Final de dia em Vila Real para um banho de sétima arte: o último com Johnny Deep – Swenney Todd, um musical fabuloso mas tenebroso.

Pernoita mesmo ali perto do shopping Dolce Vita, ao lado de uma zona residencial, com algum barulho de música de noite, mas sofrível.

Terça-feira de Entrudo e desta vez a chuva não ia estragar a festa. Era a nossa secreta (e bem apregoada) esperança, já que o plano era seguir de perto outras andanças carnavalescas de ar livre.
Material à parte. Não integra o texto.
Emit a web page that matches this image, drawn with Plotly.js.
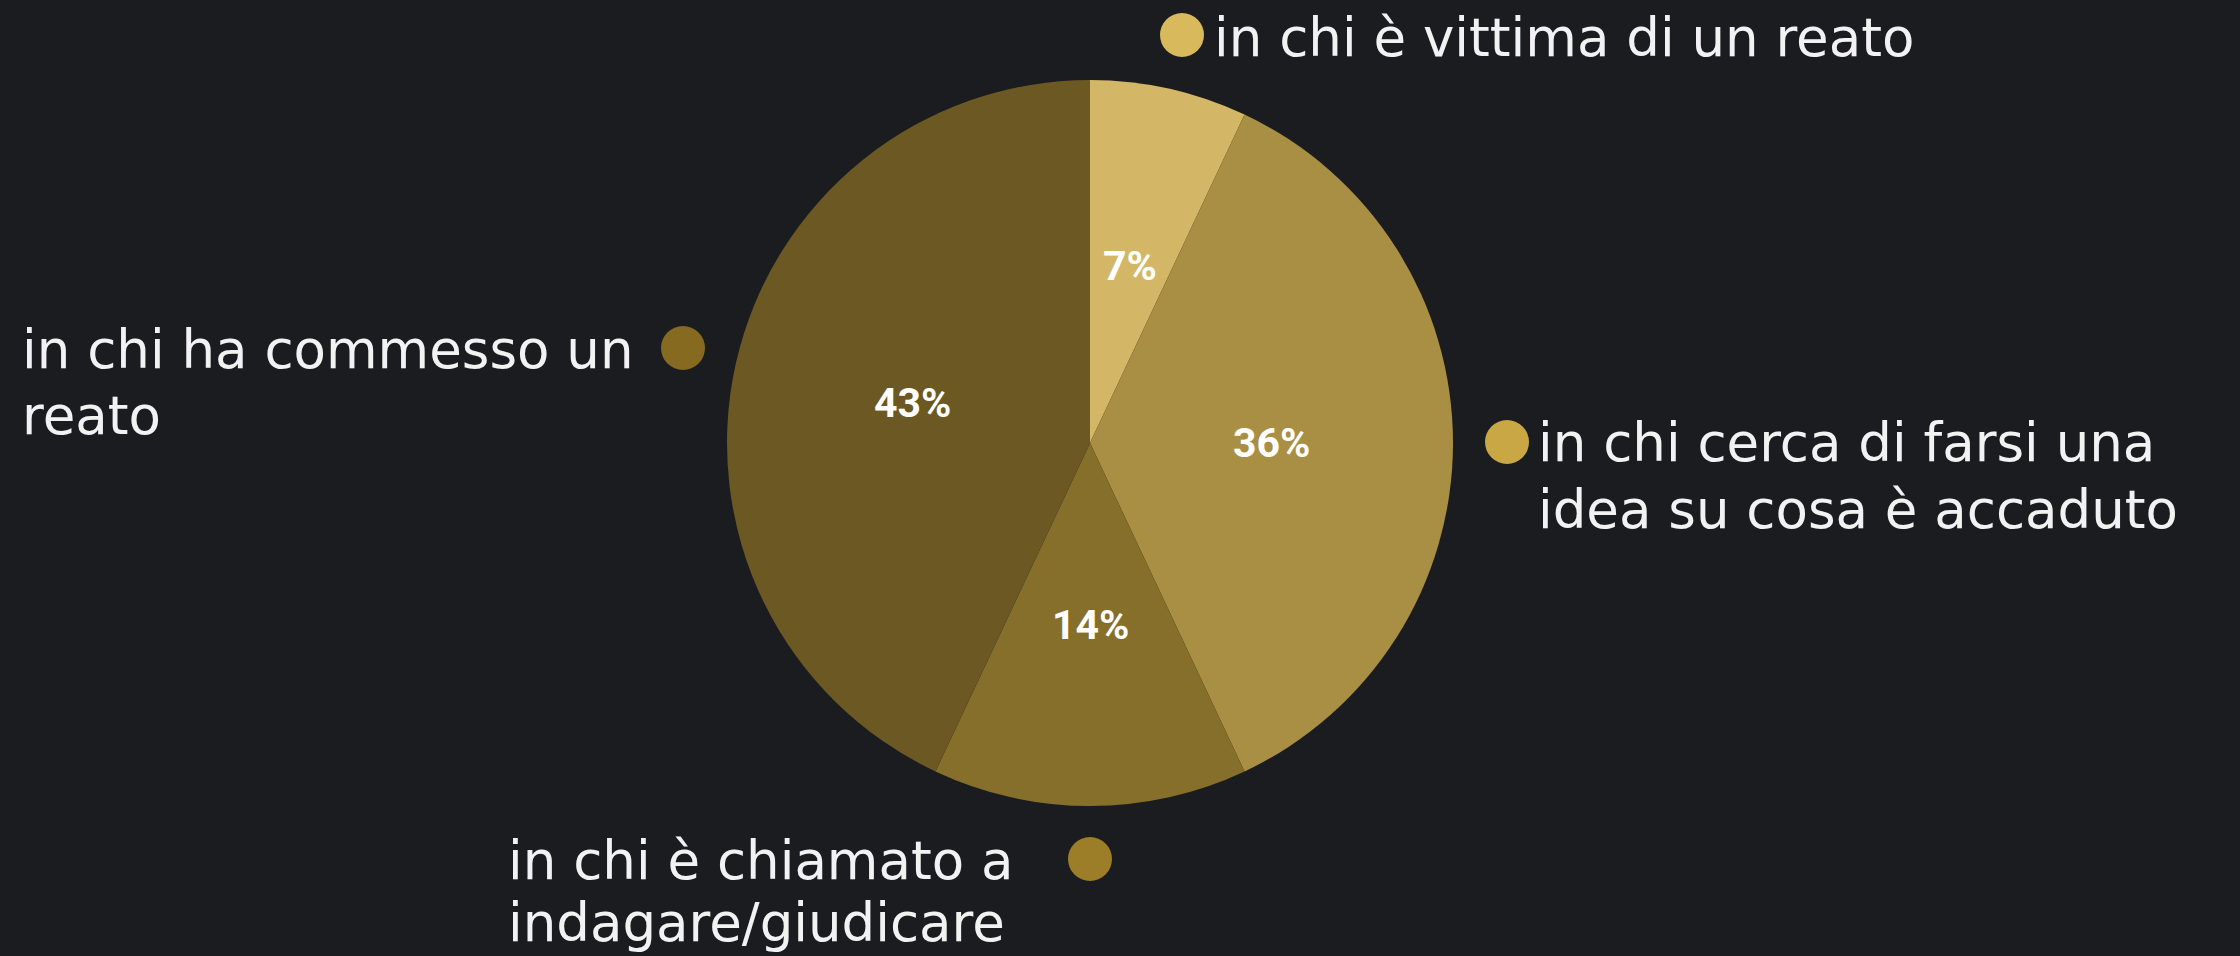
<!DOCTYPE html>
<html>
<head>
<meta charset="utf-8">
<script src="https://cdn.plot.ly/plotly-3.0.1.min.js"></script>
<style>
  html, body { margin: 0; padding: 0; background: #1b1c1f; }
  #chart { width: 2240px; height: 956px; }
</style>
</head>
<body>
<div id="chart"></div>
<script>
// ---- Data ----
const categories = [
  "in chi è vittima di un reato",
  "in chi cerca di farsi una\nidea su cosa è accaduto",
  "in chi è chiamato a\nindagare/giudicare",
  "in chi ha commesso un\nreato"
];
const values = [7, 36, 14, 43];
const colors = ["#d3b767", "#a98f43", "#866f2b", "#6c5822"];
const dotColors = ["#d8b95c", "#c9a745", "#9c7d28", "#866a20"];

// ---- Layout helpers (pixel -> paper) ----
const W = 2240, H = 956;
const px = x => x / W;
const py = y => 1 - y / H;

const pieCx = 1090, pieCy = 443, pieR = 363;

// label block placement: text left x, first line centre y, line gap, dot centre
const labelPos = [
  {tx: 1213, ty: 37,  gap: 66, dx: 1182, dy: 35},
  {tx: 1537, ty: 443, gap: 66, dx: 1507, dy: 442},
  {tx: 507,  ty: 860, gap: 62, dx: 1090, dy: 859},
  {tx: 21,   ty: 349, gap: 66, dx: 683,  dy: 348}
];
const dotD = 44;

const labelFont = {family: "DejaVu Sans, sans-serif", size: 53, color: "#f2f2f2"};
const pctFont = {family: "Roboto, sans-serif", size: 41, color: "#ffffff", weight: 700};

const annotations = [];
const shapes = [];

categories.forEach((c, i) => {
  const p = labelPos[i];
  c.split("\n").forEach((line, k) => {
    annotations.push({
      xref: "paper", yref: "paper",
      x: px(p.tx), y: py(p.ty + k * p.gap),
      xanchor: "left", yanchor: "middle",
      borderpad: 0,
      text: line, showarrow: false, font: labelFont
    });
  });
  shapes.push({
    type: "circle", xref: "paper", yref: "paper",
    x0: px(p.dx - dotD / 2), x1: px(p.dx + dotD / 2),
    y0: py(p.dy + dotD / 2), y1: py(p.dy - dotD / 2),
    fillcolor: dotColors[i], line: {width: 0}
  });
});

// percentage labels at half radius of each slice's mid-angle
const total = values.reduce((a, b) => a + b, 0);
let cum = 0;
values.forEach((v, i) => {
  const mid = (cum + v / 2) / total * 2 * Math.PI;
  cum += v;
  const r = pieR * 0.5;
  annotations.push({
    xref: "paper", yref: "paper",
    x: px(pieCx + r * Math.sin(mid)), y: py(pieCy - r * Math.cos(mid)),
    xanchor: "center", yanchor: "middle",
    text: Math.round(v / total * 100) + "%",
    showarrow: false, font: pctFont
  });
});

const trace = {
  type: "pie",
  values: values,
  labels: categories,
  sort: false,
  direction: "clockwise",
  rotation: 0,
  marker: {colors: colors, line: {width: 0}},
  textinfo: "none",
  hoverinfo: "skip",
  showlegend: false,
  domain: {
    x: [px(pieCx - pieR), px(pieCx + pieR)],
    y: [py(pieCy + pieR), py(pieCy - pieR)]
  }
};

const layout = {
  width: W,
  height: H,
  margin: {l: 0, r: 0, t: 0, b: 0},
  paper_bgcolor: "#1b1c1f",
  plot_bgcolor: "#1b1c1f",
  showlegend: false,
  annotations: annotations,
  shapes: shapes
};

Plotly.newPlot("chart", [trace], layout, {displayModeBar: false, staticPlot: true});
</script>
</body>
</html>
Às 11.30, com medo de perdermos o lugar, já estávamos às portas de Lazarim , uma aldeia ao longo de estrada magra com pouco espaço para AC. Coubémos.
Na padaria (a única da aldeia) fazia-se fila para o pão e bola de carne. Foi o nosso almoço, apesar de a tenda gigante no centro da aldeia, nos acenar com um belo cardápio regional. Das 14.00 às 19.00 vimos desfilar um grupo singular de máscaras e de trajes, numa manifestação de alegria invulgar e insólita. Contrariamente a Podence, aqui a mulher também participa e, pelo que vimos, concorrendo em força.



(abertura do desfile pelos padrinhos)





De trapos velhos, de palha e outros constituintes da mãe-Natureza, a criatividade e o engenho mostra que não é preciso seda e riquezas para criar o belo e colorido. Para além do desfile toda a manifestação é original: a abertura do desfile pela madrinha e padrinho lida de um balcão, a leitura dos testamentos, com a sua linguagem pícara e picante visando alvos conhecidos da aldeia (e a corarem ali ao nosso lado), o concurso das máscaras e a queima dos bonecos de palha. Ao que parece os testamentos são redigidos ao longo do ano, logo a seguir ao dia de Entrudo. Os deste ano certamente já estarão destinados e redigidos, provavelmente não às escondidas, em velhos barracões e palheiros, mas quem sabe, na troca de e-mails e sms já que muitos dos jovens participantes estudam na cidade e vão à “terra” pela altura das festas.



(leitura dos testamentos)









(queima do boneco)
O epílogo da festa é de barriga cheia, já que se oferece a todos (aldeãos e forasteiros) um caldo de farinha e feijoada ali mesmo cozinhados, em panelas de ferro, ali, no centro da praça e ao vivo. O calor das brasas, do vinho e da alegria acompanharam-nos até Viseu, onde cortámos o banho pagão com um Ásterix na tela da sétima arte, in Fórum Viseu. Pernoita no antigo Rossio, quase ao lado do Viriato e de duas carrinhas itinerantes.
(preparação da feijoada)
Já de regresso, a nostalgia do passado acenava e não resistimos ao apelo da voz coimbrã, mas à beira-rio já não há lugar para AC. Aliás, a senhora do parque de estacionamento esclareceu-nos que toda aquela zona não é aconselhável a pernoitas, dado que o amigo do alheio por ali já actuou algumas vezes com estrangeiros e portugueses. A ideia era só almoçar, mas registámos, com pena. Afinal em Coimbra tem de se pernoitar no Camping? Não há outros locais exteriores possíveis?
Era o fim das curtas férias, não havia tempo para indagar… se alguém souber de algo interessante naquela que é uma das nossas cidades eleitas, que diga.